Muito provavelmente você já ouviu falar da camuflagem dos polvos e da bioluminescência dos peixes das profundezas. E que os cavalos marinhos machos é que engravidam depois das fêmeas fecundá-los? Bom, isso não é nada perto do peixe palhaço, que possui um núcleo familiar – e caso a fêmea morra, o macho simplesmente troca de sexo e começa a botar ovos.

Claro que tudo isso é muito intrigante, mas ainda não é nada próximo do fato de que orcas são sociais como os humanos e que há relatos de comportamentos comunitários excêntricos por conta disso, como quando uma orca começou a usar um peixe como chapéu, lançando moda em sua comunidade, resultando em dezenas de orcas nadando por aí ornamentadas com salmões desfalecidos na cabeça. Interessante, mas, na minha opinião, estes dados todos não são nada demais se comparados ao fato de que existe uma espécie de camarão que dá um soco capaz de quebrar moléculas de água, fazendo assim com que essa micro fusão atômica atinja uma temperatura equivalente à da superfície do sol.

Oi? Em cada fato um nível maior de maluquice, que me deixa com cara de linguado, e atesta que, apesar do conhecimento disso tudo, pouco ou nada sabemos do oceano. O que me leva a pensar no que seria possível nessas fendas profundas e, enfim, em toda a extensão do nosso planeta, em que a vida acontece sem que tenhamos conseguido atrapalhá-la.

As empreitadas ingênuas e cheias de húbris, como a daqueles bilionários pilotando um submarino caseiro com um controle de Playstation, colocam a humanidade de volta em seu lugar de humildade. Aquela expedição, que ficou famosa por conta de seu absurdo, não foi para o fundo do mar a fim de observar a Fossa das Marianas ou alguns animais exóticos, mas sim para explorar o Titanic, o naufrágio mais famoso da história da humanidade. A empreitada denota uma falta de curiosidade pela vida, um tédio profundo e abastado e que denuncia, ironicamente, uma falta de profundidade subjetiva.

Neste jogo entre emergência e profundidade, iluminação e contemplação, me lembrei deste lindo trabalho da artista açoriana Carolina Sales Teixeira, que explora maneiras de transportar um pensamento cartográfico para um discurso artístico. Em uma tela, dobrada como as ondas do mar, e que exibe um gradiente de cores pintado com tinta a óleo, ela estuda a refração da luz quando projeta na água do oceano, mudando de cor conforme a profundidade que atinge.

O que me leva, por consequência, a pensar em outras refrações famosas da história da música, como por exemplo, a mostrada na capa de In Rainbows, do Radiohead.

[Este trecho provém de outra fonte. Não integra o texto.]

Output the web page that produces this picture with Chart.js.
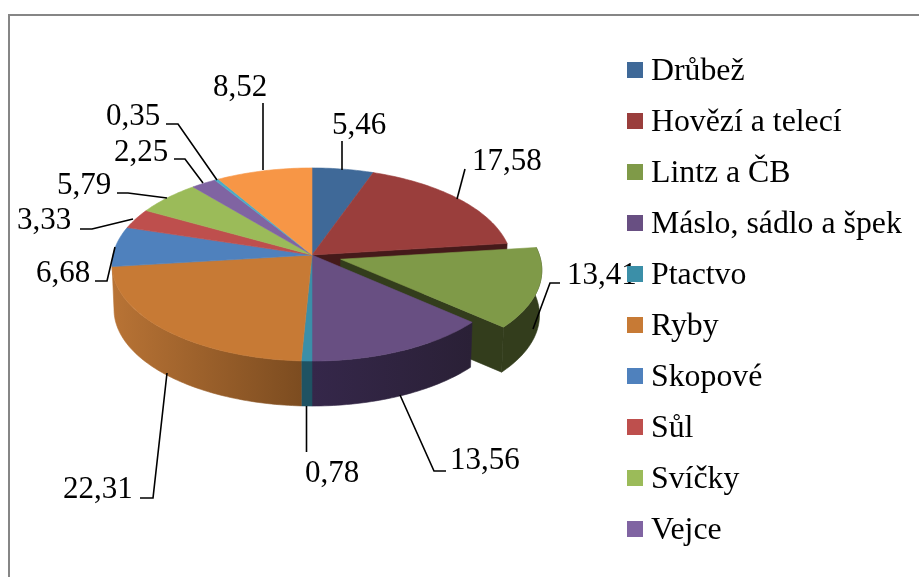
<!DOCTYPE html>
<html>
<head>
<meta charset="utf-8">
<title>Koláčový graf</title>
<script src="https://cdn.jsdelivr.net/npm/chart.js@4"></script>
<style>
    html, body { margin: 0; padding: 0; background: #fff; overflow: hidden; }
    canvas { display: block; }
</style>
</head>
<body>
<canvas id="pie" width="919" height="577"></canvas>
<script>
// hodnoty, poslední dvě položky legenda neukazuje
const categories = ['Drůbež', 'Hovězí a telecí', 'Lintz a ČB', 'Máslo, sádlo a špek', 'Ptactvo', 'Ryby', 'Skopové', 'Sůl', 'Svíčky', 'Vejce', '', ''];
const values     = [5.46, 17.58, 13.41, 13.56, 0.78, 22.31, 6.68, 3.33, 5.79, 2.25, 0.35, 8.52];
const topColors  = ['#3F6998', '#9A3E3C', '#7F9A48', '#684F82', '#3B8FA8', '#C77A35', '#4F81BD', '#BE4F4D', '#9BBB59', '#8064A2', '#4BACC6', '#F79646'];

// layout
const CX = 312, CY = 255, RX = 199, RY = 95.6, PERSP = 0.0984;
const DEPTH = 45, BOTTOM_X = 0.99;
const EXPLODED = 2, EXPLODE = 0.15;
const WALL_END = 264.4 * Math.PI / 180;
const LABEL_FONT = '31px "Liberation Serif"';
const LEGEND_FONT = '31.8px "Liberation Serif"';

// [text x, text y (střed), body vodicí čáry]
const labelLayout = [
    [332, 126, [[342, 141], [342, 170]]],
    [472, 162, [[465, 169], [457, 199]]],
    [567, 276, [[560, 283], [550, 283], [533, 329]]],
    [450, 461, [[400, 395], [434, 471], [446, 471]]],
    [305, 474, [[306.5, 406], [306.5, 452]]],
    [63, 490, [[167, 373], [153, 498], [140, 498]]],
    [36, 274, [[115, 247], [107, 281], [95, 281]]],
    [17, 221, [[133, 219], [92, 229], [80, 229]]],
    [57, 186, [[167, 198], [128, 193], [117, 193]]],
    [114, 153, [[203, 183], [185, 159], [174, 159]]],
    [106, 117, [[217, 180], [178, 124], [166, 124]]],
    [213, 88, [[263, 170], [263, 103]]]
];

// úhel od vrcholu po směru hodin -> bod na perspektivní elipse
function project(u, v) {
    const d = 1 - PERSP * v;
    return [CX + RX * u / d, CY + RY * v / d];
}

function rimPoints(a0, a1, ou, ov) {
    const n = Math.max(2, Math.ceil(Math.abs(a1 - a0) / 0.02));
    const pts = [];
    for (let i = 0; i <= n; i++) {
        const a = a0 + (a1 - a0) * i / n;
        pts.push(project(ou + Math.sin(a), ov - Math.cos(a)));
    }
    return pts;
}

function fillPoly(ctx, pts, fill) {
    ctx.beginPath();
    pts.forEach((p, i) => i ? ctx.lineTo(p[0], p[1]) : ctx.moveTo(p[0], p[1]));
    ctx.closePath();
    ctx.fillStyle = fill;
    ctx.fill();
    // bez bílých švů mezi plochami
    ctx.strokeStyle = fill;
    ctx.lineWidth = 0.6;
    ctx.stroke();
}

function lower(p) {
    return [CX + (p[0] - CX) * BOTTOM_X, p[1] + DEPTH];
}

function wall(ctx, pts, fill) {
    fillPoly(ctx, pts.concat(pts.slice().reverse().map(lower)), fill);
}

function horizGrad(ctx, x0, x1, c0, c1) {
    const g = ctx.createLinearGradient(x0, 0, x1, 0);
    g.addColorStop(0, c0);
    g.addColorStop(1, c1);
    return g;
}

const pie3d = {
    id: 'pie3d',
    beforeDatasetsDraw(chart) {
        const ctx = chart.ctx;
        const arcs = chart.getDatasetMeta(0).data;
        const ang = arcs.map(a => [a.startAngle + Math.PI / 2, a.endAngle + Math.PI / 2]);
        const top = (i, ou, ov) => [project(ou, ov)].concat(rimPoints(ang[i][0], ang[i][1], ou, ov));

        ctx.save();

        // řezná stěna hovězího za vysunutou výsečí
        wall(ctx, [project(0, 0), project(Math.sin(ang[1][1]), -Math.cos(ang[1][1]))], '#451A1A');

        // vysunutá výseč
        const mid = (ang[EXPLODED][0] + ang[EXPLODED][1]) / 2;
        const ou = EXPLODE * Math.sin(mid), ov = -EXPLODE * Math.cos(mid);
        const end = ang[EXPLODED][1];
        wall(ctx, rimPoints(ang[EXPLODED][0], end, ou, ov), '#333D1C');
        wall(ctx, [project(ou, ov), project(ou + Math.sin(end), ov - Math.cos(end))], '#333D1C');
        fillPoly(ctx, top(EXPLODED, ou, ov), topColors[EXPLODED]);

        // přední plášť
        wall(ctx, rimPoints(ang[3][0], ang[3][1], 0, 0), horizGrad(ctx, 312, 472, '#35274A', '#2A2036'));
        wall(ctx, rimPoints(ang[4][0], ang[4][1], 0, 0), '#1F5363');
        wall(ctx, rimPoints(ang[5][0], WALL_END, 0, 0), horizGrad(ctx, 113, 302, '#B87335', '#7C4C20'));

        // horní plochy
        arcs.forEach((a, i) => {
            if (i !== EXPLODED) fillPoly(ctx, top(i, 0, 0), topColors[i]);
        });

        // popisky a vodicí čáry
        ctx.strokeStyle = '#000';
        ctx.lineWidth = 1.6;
        ctx.font = LABEL_FONT;
        ctx.fillStyle = '#000';
        ctx.textAlign = 'left';
        ctx.textBaseline = 'middle';
        values.forEach((v, i) => {
            const [tx, ty, line] = labelLayout[i];
            ctx.beginPath();
            line.forEach((p, k) => k ? ctx.lineTo(p[0], p[1]) : ctx.moveTo(p[0], p[1]));
            ctx.stroke();
            ctx.fillText(v.toFixed(2).replace('.', ','), tx, ty);
        });

        // legenda
        ctx.font = LEGEND_FONT;
        categories.filter(c => c).forEach((c, i) => {
            const y = 70 + i * 51;
            ctx.fillStyle = topColors[i];
            ctx.fillRect(627, y - 8, 16, 16);
            ctx.fillStyle = '#000';
            ctx.fillText(c, 651, y + 2);
        });

        // rámeček grafu
        ctx.strokeStyle = '#868686';
        ctx.lineWidth = 2;
        ctx.beginPath();
        ctx.moveTo(9, 577);
        ctx.lineTo(9, 15);
        ctx.lineTo(919, 15);
        ctx.stroke();

        ctx.restore();
        return false;
    }
};

new Chart(document.getElementById('pie'), {
    type: 'pie',
    data: {
        labels: categories,
        datasets: [{ data: values, backgroundColor: topColors, borderWidth: 0 }]
    },
    options: {
        responsive: false,
        animation: false,
        rotation: 0,
        plugins: { legend: { display: false }, tooltip: { enabled: false } }
    },
    plugins: [pie3d]
});
</script>
</body>
</html>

Na música “Weird Fishes”, o fundo do poço emocional de Thom Yorke equivale ao fundo de uma fossa marítima, onde não chega nenhuma claridade, onde animais são obrigados, por isso, a emitir uma luz própria.

Um último fato curioso: segundo o livro Your Inner Fish: A Journey into the 3.5-Billion-Year History of the Human Body, de Neil Shubin, aparentemente nós, humanos, assim como outros seres vertebrados, somos classificados como peixes. Nossas mãos são semelhantes a nadadeiras e nossas cabeças organizadas tal qual a de outros seres aquáticos já extintos. De alguma maneira, somos os mesmos, mas em algum momento da história, “nos separamos (in rainbows) como ondulações na costa de um litoral branco“. Talvez esteja aí uma chave para o nosso mistério interior: seres das profundezas mexem com o nosso imaginário porque refletem a nossa própria escuridão.